What is required — Keep to the lines from the line containing "Write the Bokeh code for this chart." through the line containing "from bokeh.resources import INLINE": copy them exactly and leave every picture out.

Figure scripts
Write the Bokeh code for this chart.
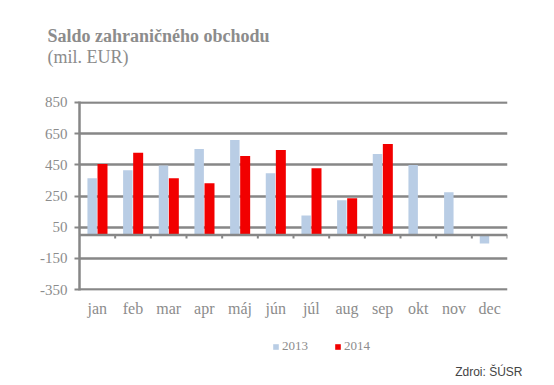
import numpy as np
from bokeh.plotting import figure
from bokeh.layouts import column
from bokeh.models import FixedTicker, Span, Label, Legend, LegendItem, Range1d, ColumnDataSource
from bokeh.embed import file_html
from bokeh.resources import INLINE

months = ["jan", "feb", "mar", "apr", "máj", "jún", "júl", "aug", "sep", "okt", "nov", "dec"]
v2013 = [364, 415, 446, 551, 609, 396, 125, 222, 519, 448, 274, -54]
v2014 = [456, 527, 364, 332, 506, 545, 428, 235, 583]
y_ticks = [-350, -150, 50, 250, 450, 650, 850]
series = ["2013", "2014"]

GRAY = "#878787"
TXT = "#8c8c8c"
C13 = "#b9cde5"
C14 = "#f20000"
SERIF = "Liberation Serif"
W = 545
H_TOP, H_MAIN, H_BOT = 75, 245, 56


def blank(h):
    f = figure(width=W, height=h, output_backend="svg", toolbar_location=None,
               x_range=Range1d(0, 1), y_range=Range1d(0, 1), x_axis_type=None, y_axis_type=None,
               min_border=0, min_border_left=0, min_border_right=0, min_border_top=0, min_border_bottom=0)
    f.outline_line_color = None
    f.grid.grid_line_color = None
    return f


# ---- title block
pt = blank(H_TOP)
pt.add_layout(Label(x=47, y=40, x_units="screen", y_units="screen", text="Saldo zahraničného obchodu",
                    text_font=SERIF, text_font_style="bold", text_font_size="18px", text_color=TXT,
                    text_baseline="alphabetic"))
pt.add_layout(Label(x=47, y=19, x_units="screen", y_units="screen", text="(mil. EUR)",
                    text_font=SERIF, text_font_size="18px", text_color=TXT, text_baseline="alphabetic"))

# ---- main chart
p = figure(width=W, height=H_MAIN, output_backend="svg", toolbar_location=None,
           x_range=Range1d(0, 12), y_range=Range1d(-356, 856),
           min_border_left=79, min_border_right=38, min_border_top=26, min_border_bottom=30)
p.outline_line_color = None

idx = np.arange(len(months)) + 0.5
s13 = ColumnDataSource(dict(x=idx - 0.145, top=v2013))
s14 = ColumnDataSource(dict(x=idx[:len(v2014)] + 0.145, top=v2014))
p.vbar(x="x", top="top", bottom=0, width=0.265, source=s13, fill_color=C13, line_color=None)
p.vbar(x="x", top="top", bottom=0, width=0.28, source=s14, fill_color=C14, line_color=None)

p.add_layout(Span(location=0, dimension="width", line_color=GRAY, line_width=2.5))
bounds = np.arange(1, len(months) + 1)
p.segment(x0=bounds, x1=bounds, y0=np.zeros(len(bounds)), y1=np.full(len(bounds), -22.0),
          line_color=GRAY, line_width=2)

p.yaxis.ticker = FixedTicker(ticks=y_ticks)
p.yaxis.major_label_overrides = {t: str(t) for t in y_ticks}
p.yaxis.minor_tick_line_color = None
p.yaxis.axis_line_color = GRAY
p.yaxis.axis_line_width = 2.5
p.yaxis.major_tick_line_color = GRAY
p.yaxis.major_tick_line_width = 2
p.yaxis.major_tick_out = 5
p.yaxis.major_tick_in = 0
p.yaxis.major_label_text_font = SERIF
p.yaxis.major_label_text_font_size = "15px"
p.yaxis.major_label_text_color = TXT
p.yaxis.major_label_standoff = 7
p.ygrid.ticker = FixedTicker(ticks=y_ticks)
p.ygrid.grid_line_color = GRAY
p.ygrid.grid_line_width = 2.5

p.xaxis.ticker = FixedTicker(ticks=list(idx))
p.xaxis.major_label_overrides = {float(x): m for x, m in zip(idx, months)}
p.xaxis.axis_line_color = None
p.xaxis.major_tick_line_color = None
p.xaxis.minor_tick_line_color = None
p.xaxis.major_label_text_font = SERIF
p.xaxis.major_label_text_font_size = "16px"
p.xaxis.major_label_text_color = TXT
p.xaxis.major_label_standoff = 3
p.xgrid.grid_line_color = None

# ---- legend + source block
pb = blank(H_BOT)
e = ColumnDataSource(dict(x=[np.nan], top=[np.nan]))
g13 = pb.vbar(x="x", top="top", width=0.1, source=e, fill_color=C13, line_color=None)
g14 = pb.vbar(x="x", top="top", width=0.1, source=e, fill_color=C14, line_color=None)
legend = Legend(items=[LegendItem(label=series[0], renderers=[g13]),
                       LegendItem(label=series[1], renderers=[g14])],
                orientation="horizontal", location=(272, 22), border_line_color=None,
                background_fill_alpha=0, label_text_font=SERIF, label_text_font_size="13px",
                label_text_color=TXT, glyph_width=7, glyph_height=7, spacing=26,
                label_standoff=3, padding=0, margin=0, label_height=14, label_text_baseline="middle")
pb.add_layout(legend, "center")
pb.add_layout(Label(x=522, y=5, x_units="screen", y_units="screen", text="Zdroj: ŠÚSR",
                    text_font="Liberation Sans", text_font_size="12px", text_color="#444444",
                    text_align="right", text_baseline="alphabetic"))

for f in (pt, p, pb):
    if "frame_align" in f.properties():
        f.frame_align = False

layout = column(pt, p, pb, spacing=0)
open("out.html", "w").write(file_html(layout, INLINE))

...

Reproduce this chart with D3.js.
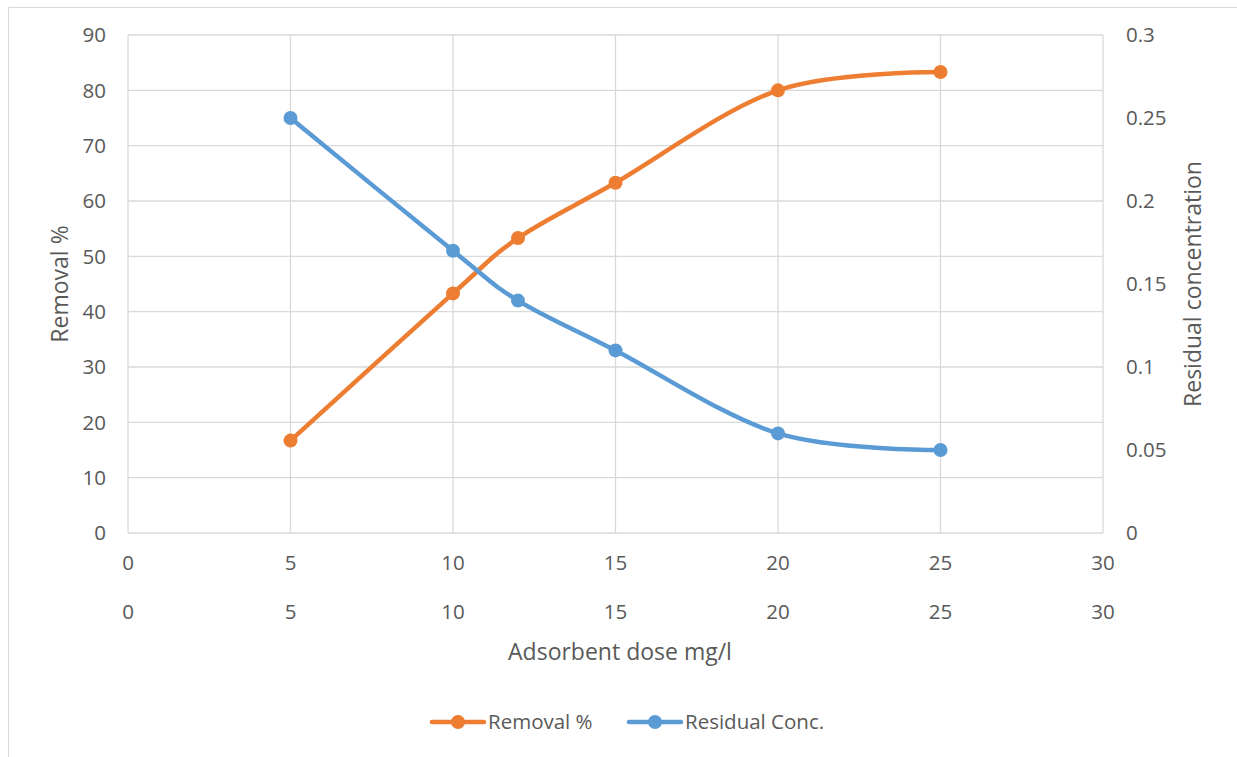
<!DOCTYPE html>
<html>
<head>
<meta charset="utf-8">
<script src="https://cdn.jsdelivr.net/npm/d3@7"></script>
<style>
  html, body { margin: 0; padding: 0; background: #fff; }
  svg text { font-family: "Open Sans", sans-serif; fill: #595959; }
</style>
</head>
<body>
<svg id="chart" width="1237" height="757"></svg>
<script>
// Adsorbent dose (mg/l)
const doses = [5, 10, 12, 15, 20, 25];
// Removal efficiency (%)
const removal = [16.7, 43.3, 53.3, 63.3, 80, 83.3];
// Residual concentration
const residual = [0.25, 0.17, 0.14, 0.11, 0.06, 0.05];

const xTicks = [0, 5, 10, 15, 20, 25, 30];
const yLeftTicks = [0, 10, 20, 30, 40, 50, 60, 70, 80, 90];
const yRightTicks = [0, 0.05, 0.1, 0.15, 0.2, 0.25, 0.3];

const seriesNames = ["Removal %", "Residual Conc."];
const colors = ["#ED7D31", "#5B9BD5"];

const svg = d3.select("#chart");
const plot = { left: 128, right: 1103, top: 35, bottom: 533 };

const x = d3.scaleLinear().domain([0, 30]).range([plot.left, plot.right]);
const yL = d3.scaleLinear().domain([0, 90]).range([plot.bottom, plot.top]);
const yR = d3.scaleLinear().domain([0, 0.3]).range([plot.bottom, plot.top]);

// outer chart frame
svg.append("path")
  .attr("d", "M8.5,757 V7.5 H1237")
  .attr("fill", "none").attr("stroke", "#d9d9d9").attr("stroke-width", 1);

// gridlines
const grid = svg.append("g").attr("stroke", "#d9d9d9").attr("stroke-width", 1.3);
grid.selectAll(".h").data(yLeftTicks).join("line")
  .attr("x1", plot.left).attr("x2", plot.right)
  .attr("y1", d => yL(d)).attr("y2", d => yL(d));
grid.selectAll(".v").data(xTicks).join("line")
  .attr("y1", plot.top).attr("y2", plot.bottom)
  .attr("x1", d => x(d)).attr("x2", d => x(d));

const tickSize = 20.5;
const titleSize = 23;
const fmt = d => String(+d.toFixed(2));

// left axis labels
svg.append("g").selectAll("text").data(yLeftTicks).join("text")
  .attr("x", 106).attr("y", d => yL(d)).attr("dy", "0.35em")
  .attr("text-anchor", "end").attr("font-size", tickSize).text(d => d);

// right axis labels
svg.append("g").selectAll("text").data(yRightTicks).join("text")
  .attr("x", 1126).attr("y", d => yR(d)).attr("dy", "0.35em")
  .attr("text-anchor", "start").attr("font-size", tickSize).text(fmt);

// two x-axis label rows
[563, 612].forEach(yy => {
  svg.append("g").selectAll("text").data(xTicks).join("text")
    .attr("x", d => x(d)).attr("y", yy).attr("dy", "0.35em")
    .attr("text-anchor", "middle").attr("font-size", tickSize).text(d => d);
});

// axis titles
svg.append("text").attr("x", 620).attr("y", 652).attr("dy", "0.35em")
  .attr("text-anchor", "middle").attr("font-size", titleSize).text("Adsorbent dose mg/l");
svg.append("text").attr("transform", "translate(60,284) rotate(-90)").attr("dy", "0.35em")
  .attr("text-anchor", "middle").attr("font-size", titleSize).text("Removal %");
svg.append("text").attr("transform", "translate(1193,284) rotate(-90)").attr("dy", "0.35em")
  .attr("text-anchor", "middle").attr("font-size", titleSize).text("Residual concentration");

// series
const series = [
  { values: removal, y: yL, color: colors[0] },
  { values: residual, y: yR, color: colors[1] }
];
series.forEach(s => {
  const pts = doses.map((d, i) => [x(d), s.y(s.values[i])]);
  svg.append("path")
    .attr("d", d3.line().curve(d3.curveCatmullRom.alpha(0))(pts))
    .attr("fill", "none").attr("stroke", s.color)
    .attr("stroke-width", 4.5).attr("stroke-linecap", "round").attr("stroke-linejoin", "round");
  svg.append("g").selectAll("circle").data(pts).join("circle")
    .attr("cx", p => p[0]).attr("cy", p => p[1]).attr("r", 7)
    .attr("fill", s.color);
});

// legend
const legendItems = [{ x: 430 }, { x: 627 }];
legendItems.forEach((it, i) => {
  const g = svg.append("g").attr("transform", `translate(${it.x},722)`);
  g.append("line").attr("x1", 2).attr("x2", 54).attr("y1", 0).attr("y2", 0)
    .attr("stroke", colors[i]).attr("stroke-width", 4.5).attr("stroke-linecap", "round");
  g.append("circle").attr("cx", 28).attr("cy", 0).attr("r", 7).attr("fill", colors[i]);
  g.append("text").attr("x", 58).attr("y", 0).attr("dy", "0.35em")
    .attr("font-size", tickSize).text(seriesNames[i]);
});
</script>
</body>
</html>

Answer to the problem —
Write the Bokeh code for this chart.
import numpy as np
from bokeh.plotting import figure
from bokeh.layouts import column
from bokeh.models import FixedTicker, Span, Label, Legend, LegendItem, Range1d, ColumnDataSource
from bokeh.embed import file_html
from bokeh.resources import INLINE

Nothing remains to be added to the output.